Wprowadzenie do modlitwy na VI Niedzielę Wielkanocną, 10 maja

Tekst: 1 J 4, 7 – 10 oraz J 15, 9 – 17

Prośba: o dar nieustannego przyjmowania miłości i obdarzania nią wszystkich.

1.   Oba te teksty napisał św. Jan, który przeszedł spory kawał życiowej drogi zanim je napisał. To ten sam Jan, który w momencie nie przyjęcia Jezusa przez Samarytan, wołał wraz ze swoim bratem: „Panie, czy chcesz, a powiemy, żeby ogień spadł z nieba i zniszczył ich?” (Łk 9, 51-56). Jakże inaczej brzmią dzisiejsze słowa „miłujmy się wzajemnie”. Ale te dwie jego postawy mogą być dla nas pocieszające. Bo nawet jeśli dziś doświadczasz swojej niemocy w kochaniu, to jeszcze nic straconego. Możesz przejść podobną drogę jak Jan.

2.   Ta droga zaczyna się od tego, by uznać, że źródłem wszelkiej miłości jest Bóg. Miłość dla Jana przejawia się w tym, że to nie my najpierw pokochaliśmy, lecz że On pierwszy nas umiłował i z tej miłości posłał nam swego Syna, Jezusa Chrystusa. Na tym polega miłość według Jana – uznać prymat Boga w miłości. To z tej miłości mamy moc, by kochać naszych bliźnich, o czym mówi Jezus w ewangelii. Ta miłość polega na tym, by dać swoje życie za przyjaciół na wzór Jezusa. Jest to w naszej mocy, możemy tak kochać, lecz początek bierze się z tego, że najpierw zostaliśmy pokochani. Niezależnie od tego, czy zdążyliśmy zrobić co, czy nie, czy odnieśliśmy sukces, czy porażkę. Ta miłość jest pierwsza, gdyż ona podtrzymuje nasze życie. Bez niej obrócilibyśmy się w nicość, przestalibyśmy istnieć.

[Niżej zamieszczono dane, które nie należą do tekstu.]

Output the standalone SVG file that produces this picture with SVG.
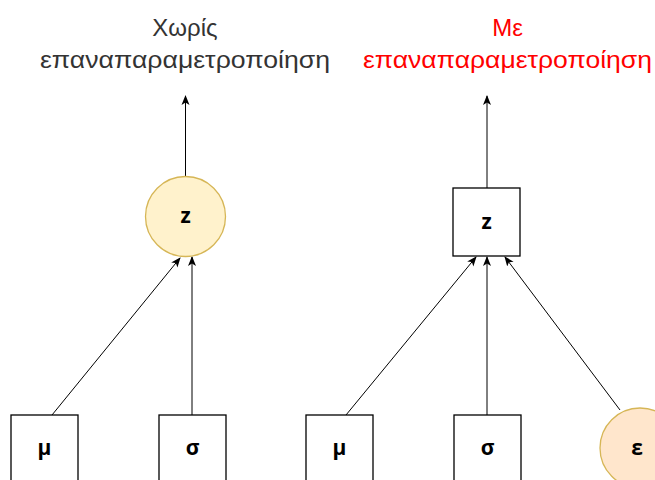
<svg xmlns="http://www.w3.org/2000/svg" width="655" height="480" viewBox="0 0 655 480">
<defs>
<marker id="ah" viewBox="0 0 10 10" refX="9" refY="5" markerWidth="10" markerHeight="10" markerUnits="userSpaceOnUse" orient="auto">
<path d="M0,1 L10,5 L0,9 L2.5,5 Z" fill="#000"/>
</marker>
<style>
.box{fill:#fff;stroke:#000;stroke-width:1.3}
.lbl{font-family:"Open Sans","Liberation Sans",sans-serif;font-weight:bold;font-size:21px;text-anchor:middle;fill:#000}
.ttl{font-family:"Liberation Sans",Arial,sans-serif;font-size:24px;text-anchor:middle}
.c{stroke:#000;stroke-width:1;fill:none;marker-end:url(#ah)}
</style>
</defs>
<rect width="655" height="480" fill="#fff"/>
<g id="title-left">
<text class="ttl" x="185" y="36" fill="#333">Χωρίς</text>
<text class="ttl" x="185" y="68" fill="#333" textLength="290" lengthAdjust="spacingAndGlyphs">επαναπαραμετροποίηση</text>
</g>
<g id="title-right">
<text class="ttl" x="507.5" y="36" fill="#ff0000">Με</text>
<text class="ttl" x="507.5" y="68" fill="#ff0000" textLength="289" lengthAdjust="spacingAndGlyphs">επαναπαραμετροποίηση</text>
</g>
<g id="connectors">
<line class="c" x1="185.5" y1="176" x2="185.5" y2="96"/>
<line class="c" x1="52" y1="415" x2="180" y2="258"/>
<line class="c" x1="192" y1="415" x2="192" y2="257"/>
<line class="c" x1="487" y1="188" x2="487" y2="96"/>
<line class="c" x1="346" y1="415" x2="476" y2="257"/>
<line class="c" x1="487" y1="415" x2="487" y2="257"/>
<line class="c" x1="620" y1="410" x2="505" y2="257"/>
</g>
<g id="z-left">
<circle cx="185.5" cy="216.5" r="40" fill="#fff2cc" stroke="#d6b656" stroke-width="1.3"/>
<text class="lbl" x="185.5" y="223">z</text>
</g>
<g id="z-right">
<rect class="box" x="453" y="188" width="67" height="68"/>
<text class="lbl" x="486.5" y="229">z</text>
</g>
<g id="mu-left">
<rect class="box" x="11" y="415" width="67" height="68"/>
<text class="lbl" x="44.5" y="455">μ</text>
</g>
<g id="sigma-left">
<rect class="box" x="159" y="415" width="67" height="68"/>
<text class="lbl" x="192.5" y="455">σ</text>
</g>
<g id="mu-right">
<rect class="box" x="306" y="415" width="67" height="68"/>
<text class="lbl" x="339.5" y="455">μ</text>
</g>
<g id="sigma-right">
<rect class="box" x="454" y="415" width="67" height="68"/>
<text class="lbl" x="487.5" y="455">σ</text>
</g>
<g id="epsilon">
<circle cx="640" cy="448" r="40" fill="#ffe6cc" stroke="#d6b656" stroke-width="1.3"/>
<text class="lbl" x="637" y="455">ε</text>
</g>
</svg>
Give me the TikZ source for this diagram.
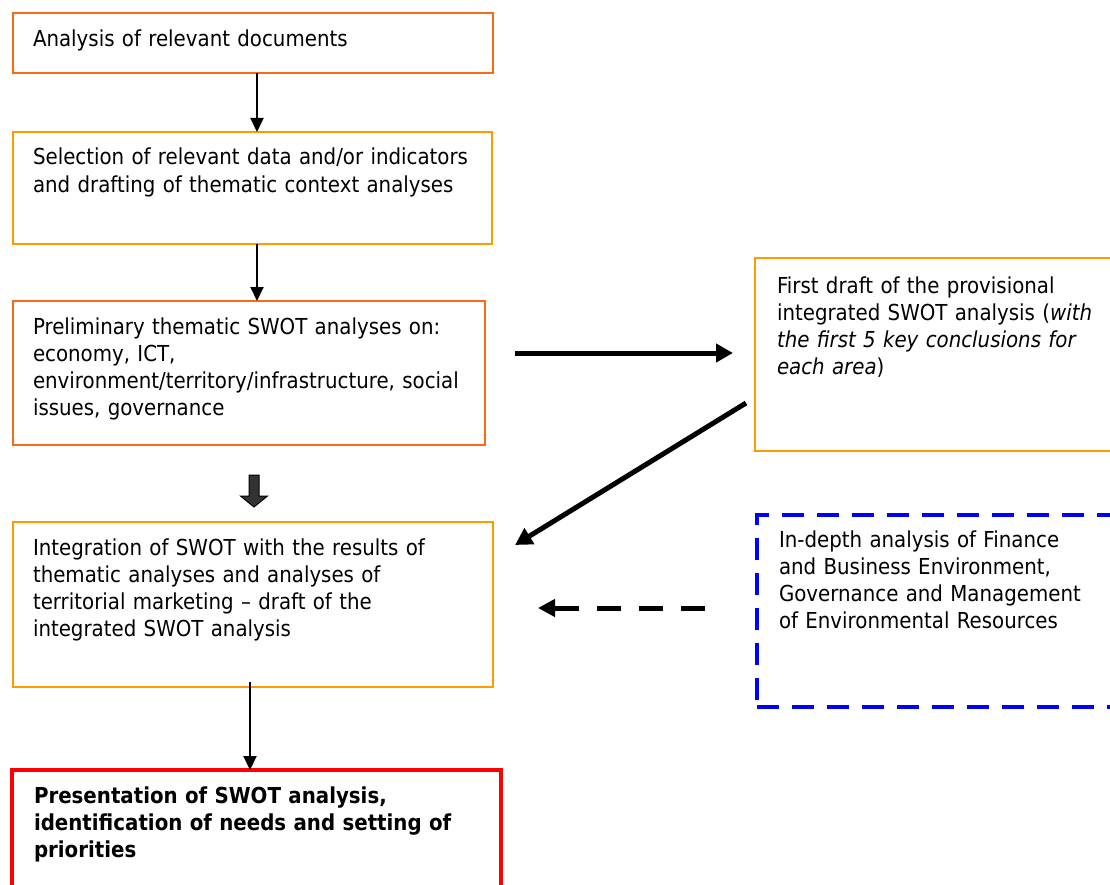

3.   Miłość Boża przychodzi do nas także przez drugiego człowieka. Jest w związku z tym widzialna, dotykalna, namacalna. Ale nawet, gdy nie doświadczyliśmy jej zbyt wiele w życiu – w taki właśnie namacalny sposób – nie musi być tragedią. W przeżywaniu jest to bardzo trudne i odkrywa przed nami nasze głody. Jednak dobre przeżycie tych głodów i strat może otworzyć serce na przyjęcie miłości Boga, która przewyższa wszystkie nasze głody (niekoniecznie je wypełniając na tym świecie). Może dać doświadczenie nieustannego bycia w ręku Boga, niezależnie od namacalnego doświadczenia lub nie ludzkiej miłości, która jest odblaskiem miłości Boga, lecz tak krucha i słaba. Proś Boga o łaskę otwarcia serca na Jego Miłość, na Jego Ducha.